La raison profonde de l’échec de la gauche au cours de ces dix dernières années, c’était donc la totale inadéquation de sa vision du monde avec l’expérience vécue par le peuple, le primat absolu accordé à l’idéologie sur la réalité, une réalité non seulement ignorée, mais aussi méprisée, niée, voire à l’occasion vilipendée : qui a oublié l’immonde expression de « sentiment d’insécurité », déjection idéologique majeure de la gauche triomphante de l’ère jospinienne, cette gauche décomplexée qui s’échinait à voir des révolutionnaires là où le citoyen lambda ne voyait que le délinquant qui avait mis le feu à sa voiture ?
Or, à cet aveuglement entêté de la gauche sur les questions de sécurité répond aujourd’hui la surdité bornée de la droite sarkozyste sur les questions sociales, obstination grotesque matérialisée par l’idée d’une impatience des Français vis-à-vis des réformes. Et c’est peut-être là que se situe le point d’achoppement de la « droitisation ».
De de Gaulle à Sarkozy, la fin d’une époque ?
Que vient donc faire le général de Gaulle dans un article consacré aux élections municipales, vous demandez-vous ? Le lien n’est certes pas évident, pourtant il existe. Il y a quelques mois encore, appuyé ici et là par le pauvre Max Gallo, Nicolas Sarkozy tenait absolument à faire comprendre qu’il était l’héritier direct, l’hoir authentique du trône gaulliste.

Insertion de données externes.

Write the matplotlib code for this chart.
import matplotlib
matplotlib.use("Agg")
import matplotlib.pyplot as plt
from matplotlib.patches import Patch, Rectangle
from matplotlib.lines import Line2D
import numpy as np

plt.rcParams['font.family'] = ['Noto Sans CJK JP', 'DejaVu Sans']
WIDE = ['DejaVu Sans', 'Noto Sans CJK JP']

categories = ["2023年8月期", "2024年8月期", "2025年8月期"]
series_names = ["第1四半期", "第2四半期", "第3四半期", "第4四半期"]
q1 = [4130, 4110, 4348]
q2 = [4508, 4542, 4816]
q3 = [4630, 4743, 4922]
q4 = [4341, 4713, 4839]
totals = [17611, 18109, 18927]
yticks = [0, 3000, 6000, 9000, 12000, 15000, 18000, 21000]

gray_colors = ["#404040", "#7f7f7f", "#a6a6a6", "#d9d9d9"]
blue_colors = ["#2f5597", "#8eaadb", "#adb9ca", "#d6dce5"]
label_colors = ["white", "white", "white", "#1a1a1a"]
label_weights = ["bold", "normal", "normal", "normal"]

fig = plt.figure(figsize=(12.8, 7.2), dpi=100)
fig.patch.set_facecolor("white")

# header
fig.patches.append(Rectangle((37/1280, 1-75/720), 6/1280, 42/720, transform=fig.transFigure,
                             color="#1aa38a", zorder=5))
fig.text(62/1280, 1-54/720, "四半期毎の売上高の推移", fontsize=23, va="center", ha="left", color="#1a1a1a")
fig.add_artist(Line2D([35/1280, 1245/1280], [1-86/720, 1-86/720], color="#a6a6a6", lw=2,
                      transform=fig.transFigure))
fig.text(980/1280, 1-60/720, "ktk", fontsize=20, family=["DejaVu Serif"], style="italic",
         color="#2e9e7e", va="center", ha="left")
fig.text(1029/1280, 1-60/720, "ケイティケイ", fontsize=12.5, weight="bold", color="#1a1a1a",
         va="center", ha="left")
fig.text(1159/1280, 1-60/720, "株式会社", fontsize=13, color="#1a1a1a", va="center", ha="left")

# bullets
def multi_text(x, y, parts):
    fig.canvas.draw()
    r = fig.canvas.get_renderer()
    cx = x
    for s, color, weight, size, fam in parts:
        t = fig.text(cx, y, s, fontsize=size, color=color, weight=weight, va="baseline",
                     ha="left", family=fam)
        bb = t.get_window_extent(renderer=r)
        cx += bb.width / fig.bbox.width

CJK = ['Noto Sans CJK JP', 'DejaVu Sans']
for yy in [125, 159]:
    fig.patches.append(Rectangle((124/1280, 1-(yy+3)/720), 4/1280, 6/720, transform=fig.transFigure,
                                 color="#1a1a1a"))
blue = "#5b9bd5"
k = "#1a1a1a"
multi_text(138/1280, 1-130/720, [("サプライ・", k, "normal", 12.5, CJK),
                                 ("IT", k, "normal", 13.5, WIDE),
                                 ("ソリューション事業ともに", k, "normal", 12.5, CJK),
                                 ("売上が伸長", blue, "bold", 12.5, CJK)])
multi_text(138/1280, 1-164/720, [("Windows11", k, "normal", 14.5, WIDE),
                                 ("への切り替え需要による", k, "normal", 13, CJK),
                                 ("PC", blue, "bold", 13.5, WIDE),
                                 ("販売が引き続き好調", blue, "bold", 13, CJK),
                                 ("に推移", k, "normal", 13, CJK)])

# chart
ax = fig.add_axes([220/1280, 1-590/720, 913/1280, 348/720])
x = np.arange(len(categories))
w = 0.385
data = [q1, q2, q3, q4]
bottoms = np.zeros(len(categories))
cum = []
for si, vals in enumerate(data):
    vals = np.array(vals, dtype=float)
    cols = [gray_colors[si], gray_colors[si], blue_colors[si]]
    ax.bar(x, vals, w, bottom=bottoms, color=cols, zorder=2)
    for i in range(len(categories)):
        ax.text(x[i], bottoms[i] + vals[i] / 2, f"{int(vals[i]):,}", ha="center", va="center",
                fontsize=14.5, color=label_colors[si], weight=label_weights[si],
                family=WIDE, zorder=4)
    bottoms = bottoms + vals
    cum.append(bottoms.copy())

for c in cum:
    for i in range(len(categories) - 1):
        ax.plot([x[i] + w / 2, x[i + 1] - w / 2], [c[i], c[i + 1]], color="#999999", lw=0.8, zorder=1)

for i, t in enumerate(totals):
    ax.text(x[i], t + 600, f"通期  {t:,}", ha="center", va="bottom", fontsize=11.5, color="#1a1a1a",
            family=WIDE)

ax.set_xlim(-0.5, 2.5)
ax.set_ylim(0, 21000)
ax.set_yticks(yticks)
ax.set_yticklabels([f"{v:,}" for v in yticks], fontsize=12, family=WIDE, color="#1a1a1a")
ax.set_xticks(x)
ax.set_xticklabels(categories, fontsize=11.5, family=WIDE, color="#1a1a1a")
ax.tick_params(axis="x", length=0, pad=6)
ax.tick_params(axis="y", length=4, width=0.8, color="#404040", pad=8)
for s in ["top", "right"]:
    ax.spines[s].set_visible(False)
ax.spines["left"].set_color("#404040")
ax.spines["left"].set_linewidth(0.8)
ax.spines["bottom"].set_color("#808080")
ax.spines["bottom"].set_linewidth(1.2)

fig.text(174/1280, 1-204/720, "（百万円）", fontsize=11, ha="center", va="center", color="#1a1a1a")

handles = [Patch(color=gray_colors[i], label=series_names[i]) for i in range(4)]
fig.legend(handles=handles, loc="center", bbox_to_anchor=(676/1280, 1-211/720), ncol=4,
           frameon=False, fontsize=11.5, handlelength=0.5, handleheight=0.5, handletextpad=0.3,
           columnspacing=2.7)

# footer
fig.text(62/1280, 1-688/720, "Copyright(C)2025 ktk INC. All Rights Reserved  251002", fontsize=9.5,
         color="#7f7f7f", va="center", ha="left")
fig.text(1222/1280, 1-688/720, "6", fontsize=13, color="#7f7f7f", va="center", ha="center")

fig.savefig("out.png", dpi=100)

Las, le trône en question est un vieux fauteuil inconfortable, légèrement déglingué, dépourvu des dorures propres à séduire le président « bling-bling », amateur de grosses montres, de grosses bagouzes, de grosses voitures et de frêles chanteuses qu’on dirait sorties d’un tableau de Modigliani.

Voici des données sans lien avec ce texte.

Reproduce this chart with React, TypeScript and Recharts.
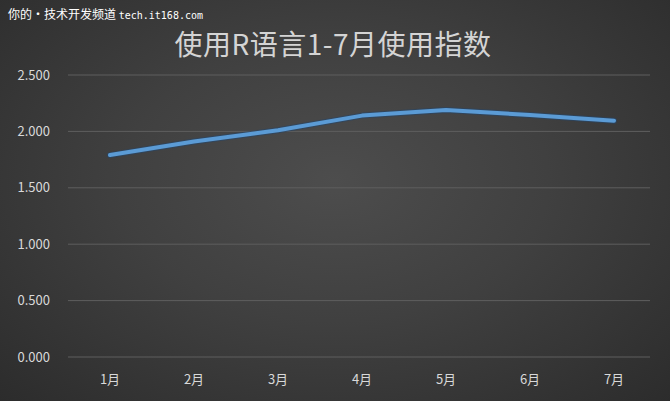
import React from 'react';
import { LineChart, Line, XAxis, YAxis, CartesianGrid } from 'recharts';

const months = ['1月', '2月', '3月', '4月', '5月', '6月', '7月'];
const usageIndex = [1.79, 1.91, 2.01, 2.14, 2.19, 2.145, 2.095];
const yTicks = [0, 0.5, 1, 1.5, 2, 2.5];

const data = months.map((m, i) => ({ month: m, value: usageIndex[i] }));

export default function App() {
  return (
    <div
      style={{
        position: 'relative',
        width: 670,
        height: 401,
        overflow: 'hidden',
        background: 'radial-gradient(ellipse at 50% 45%, #4d4d4d 0%, #404040 45%, #2c2c2c 100%)',
        fontFamily: '"Noto Sans CJK SC", "Noto Sans", sans-serif',
      }}
    >
      <style>{'body{margin:0}'}</style>
      <div
        style={{
          position: 'absolute',
          left: 8,
          top: 7,
          fontSize: 12,
          color: '#ffffff',
          whiteSpace: 'nowrap',
          lineHeight: '14px',
          zIndex: 2,
        }}
      >
        你的•技术开发频道 <span style={{ fontFamily: '"DejaVu Sans Mono", monospace', fontSize: 10 }}>tech.it168.com</span>
      </div>
      <div
        style={{
          position: 'absolute',
          left: 0,
          width: 670,
          top: 23,
          textAlign: 'center',
          fontSize: 28,
          lineHeight: '40px',
          color: '#d4d4d4',
          letterSpacing: 0.5,
          paddingRight: 4,
          boxSizing: 'border-box',
          zIndex: 1,
        }}
      >
        使用R语言1-7月使用指数
      </div>
      <LineChart
        width={670}
        height={401}
        data={data}
        margin={{ top: 75, right: 20, bottom: 14, left: 0 }}
        style={{ position: 'absolute', left: 0, top: 0 }}
      >
        <CartesianGrid vertical={false} stroke="#5e5e5e" strokeWidth={1} />
        <XAxis
          dataKey="month"
          height={30}
          padding={{ left: 42, right: 36 }}
          axisLine={false}
          tickLine={false}
          tickMargin={12}
          tick={{ fill: '#d9d9d9', fontSize: 13 }}
        />
        <YAxis
          width={68}
          domain={[0, 2.5]}
          ticks={yTicks}
          axisLine={false}
          tickLine={false}
          tickMargin={12}
          tickFormatter={(v: number) => v.toFixed(3)}
          tick={{ fill: '#d9d9d9', fontSize: 13 }}
        />
        <Line
          type="linear"
          dataKey="value"
          stroke="#24466b"
          strokeWidth={6}
          strokeLinecap="round"
          strokeLinejoin="round"
          strokeOpacity={0.6}
          dot={false}
          activeDot={false}
          isAnimationActive={false}
        />
        <Line
          type="linear"
          dataKey="value"
          stroke="#5b9bd5"
          strokeWidth={4}
          strokeLinecap="round"
          strokeLinejoin="round"
          dot={false}
          activeDot={false}
          isAnimationActive={false}
        />
      </LineChart>
    </div>
  );
}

Et les résultats de ces élections municipales proclament, plus sûrement que n’importe quelle comparaison entre les deux hommes, qu’ils n’ont rien en commun. Plus encore, ils sont l’image inversée l’un de l’autre. Car, si Charles de Gaulle fut un « rebelle », un homme en opposition quasi constante avec son propre milieu, bourgeois et peu républicain, un homme qui dit « non », Nicolas Sarkozy est, quant à lui, un homme passionné, non seulement par l’argent, mais aussi par ceux qui le possèdent. Un homme qui dit « oui », et pas seulement à Carla Bruni. Oui à l’Europe ultralibérale, oui à l’atlantisme sans borne, oui à une société où seul l’argent triomphe et où l’État, au lieu de protéger les faibles contre les forts comme c’est son devoir et sa raison d’être même, prend le parti des seconds au détriment des premiers, allant jusqu’à faire de la redistribution à l’envers au travers du fameux - et fumeux - paquet fiscal. Et, si de Gaulle fut, en son temps, capable de vampiriser la gauche en captant une partie de l’électorat populaire qui lui était généralement acquis, Nicolas Sarkozy, après avoir « volé » ce même électorat passé entre-temps au Front national, semble aujourd’hui en train de le perdre.

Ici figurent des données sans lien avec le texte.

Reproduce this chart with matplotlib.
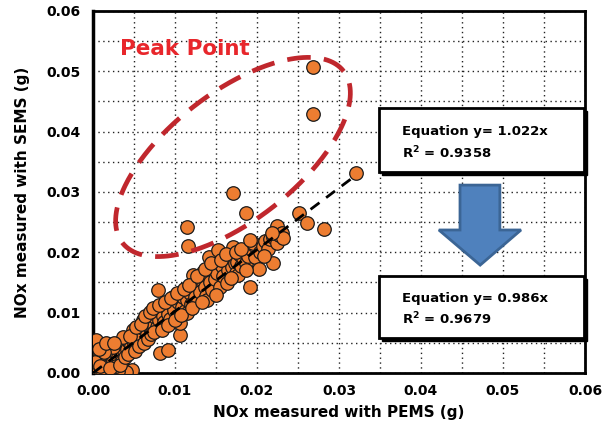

Car que constate-t-on ? Tout simplement que la droite doit son recul électoral à la défection de ces « classes populaires » traditionnelles, qu’elle avait réussi à arracher au Front national en même temps qu’elle se réappropriait, bien légitimement, ses thèmes. Elle retrouvait ainsi la faveur et le vote des ouvriers, des employés, de tous ceux qui travaillent beaucoup pour pas grand-chose et qui se sont laissés séduire, berner, par la promesse de pouvoir gagner davantage. Ceux-là ont selon toute vraisemblance lâché Nicolas Sarkozy, et pas seulement en raison de ses frasques vulgaires et de son indécence, explication intéressante, mais peu à même d’expliquer la chute de sa cote de popularité et la victoire de la gauche aux municipales. Sans doute auraient-ils été prêts à accepter ce président si atypique pour peu que lui, au moins, tienne ses promesses à leur égard.
Dès lors, la question qui se pose est de savoir si cette perte de l’électorat populaire traditionnel n’est qu’un passage à vide, une turbulence provisoire dans le « mariage » célébré en mai 2007 entre Nicolas Sarkozy et le peuple, ou bien exprime au contraire un malaise plus profond, un désamour complet qui pourrait, le cas échéant, profiter à d’autres.
Mais à qui ? Certainement pas au Front national, désormais clairement asphyxié par le refus de son propre président de lâcher la barre pour la confier à quelqu’un de plus jeune. À la gauche, alors ? Ou alors à un ensemble plus vaste, un melting pot des branches les moins extrémistes de cette gauche moins bornée, des Manuel Valls ou des Julien Dray, et du MoDem, une alliance, improbable sur le papier, entre bobos et prolos ?
Car n’oublions pas qu’à côté des « classes populaires » traditionnelles, potentiellement sensibles aux sirènes du « travailler plus pour gagner plus », se développe un prolétariat d’un nouveau genre, non seulement étudiant, mais aussi post-étudiant, un prolétariat instruit et diplômé qui aimerait déjà pouvoir, d’abord étudier en paix sans avoir à faire la corvée des « petits boulots » puis travailler sans qu’on vienne lui reprocher d’avoir fait des études. Une nouvelle caste d’exclus qu’on voit difficilement se tourner vers un président de la République et un parti politique qui les méprisent, pour ainsi dire ouvertement. La chance de la gauche ou, plus exactement, la chance de la gauche et du MoDem, c’est de pouvoir capter ce double électorat populaire, le classique et le diplômé, et de fusionner les attentes de chacun en une nouvelle dynamique, moderne, républicaine, tournée vers l’avenir et non vers le passé. Sans quoi, c’est dans le dernier livre de François Léotard qu’on lira l’avenir de ce pays, et ce, sans même avoir besoin d’aller plus loin que la couverture : « Ça va mal finir ».